Students with Summer Jobs

Students often get a job in the summer. If it's a first job it gives them a chance to learn about work and paying tax. Money earned doing work for others is taxable. Some work may count as self-employment. These can be jobs like baby-sitting or lawn care. Students should keep good records of their income and expenses related to their work. They may be able to deduct (subtract) those costs from their income on their tax return. A deduction can cut taxes. All tip income is taxable. They should keep a daily log to report them. They must report $20 or more in cash tips in any one month to your employer. And they must report all of their yearly tips on their tax return. They may earn too little from the summer job to owe income tax, but their employer usually must withhold Social Security and Medicare taxes from their pay. If they're self-employed, they may have to pay Social Security and Medicare taxes themselves. Special rules apply to newspaper carriers or distributors. If they meet certain conditions, they are self-employed. If they do not meet those conditions, and are under age 18, they may be exempt from social security and Medicare taxes. If they're in ROTC, active duty pay, such as pay they get for summer camp, is taxable. A subsistence allowance they get while in advanced training is not taxable.

Deducting Moving Expenses

Summertime is a popular season for moving to a new home. If any of your clients move because of a job, they may be able to deduct the cost of the move on your tax return. They may also be able to deduct their costs if they move to start a new job or to work at the same job in a new location. In order to deduct moving expenses, the move must meet three requirements:

1. The move must closely relate to the start of work. Generally, moving expenses can be deducted within one year of the date a taxpayer starts work at a new job location. Additional rules apply to this requirement.

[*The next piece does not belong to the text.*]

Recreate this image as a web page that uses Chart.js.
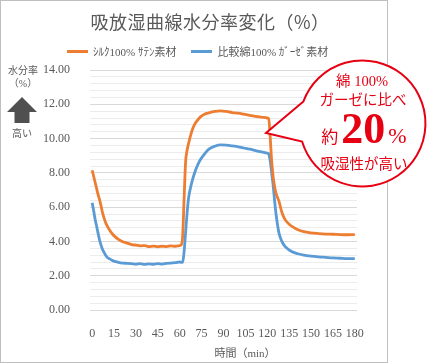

2. The move must meet the distance test. The new main job location must be at least 50 miles farther from the taxpayer's old home than their previous job location. For example, if the old job was three miles from a client's former home, their new job must be at least 53 miles from their old home.

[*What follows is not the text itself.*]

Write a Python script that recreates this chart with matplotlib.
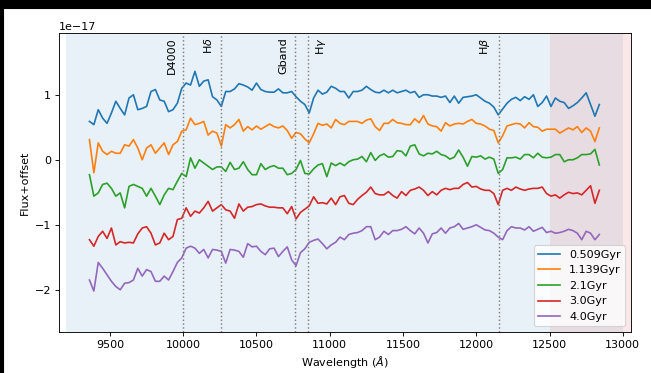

3. The move must meet the time test. After the move, a taxpayer must work full-time at their new job for at least 39 weeks the first year. If they're self-employed, they must meet this test and work full-time for a total of at least 78 weeks during the first two years at the new job site. If their income tax return is due before they've met this test, they can still deduct moving expenses if they expect to meet it.

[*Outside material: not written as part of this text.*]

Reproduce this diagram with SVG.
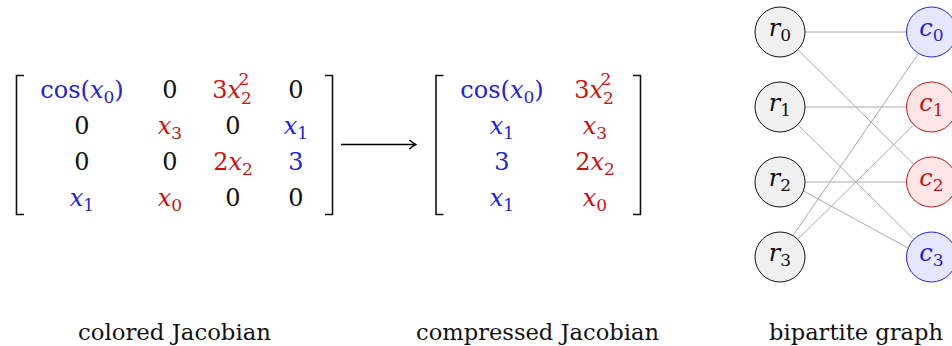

If taxpayers can legitimately claim this deduction, they can deduct transportation and lodging expenses for themselves and household members while moving from their old home to their new home. But they cannot deduct travel meal costs. They can also deduct the cost of packing, crating and shipping their things. They may be able to include the cost of storing and insuring these items while in transit. They can deduct the cost of connecting or disconnecting utilities. However, they cannot deduct as moving expenses any part of the purchase price of your new home, the cost of selling a home or the cost of entering into or breaking a lease. If their employer later pays them for the cost of a move that they already deducted on their tax return, they may need to include the payment as income. They report any taxable amount on their tax return in the year they get the payment. When moving, taxpayers should be sure to update their address with the IRS on Form 8822 and the U.S. Post Office. If they purchased health insurance coverage from the Health Insurance Marketplace, they may receive advance payment of the premium tax credit in 2014. It is important that they report changes in circumstances, such as a move to a new address, to their marketplace.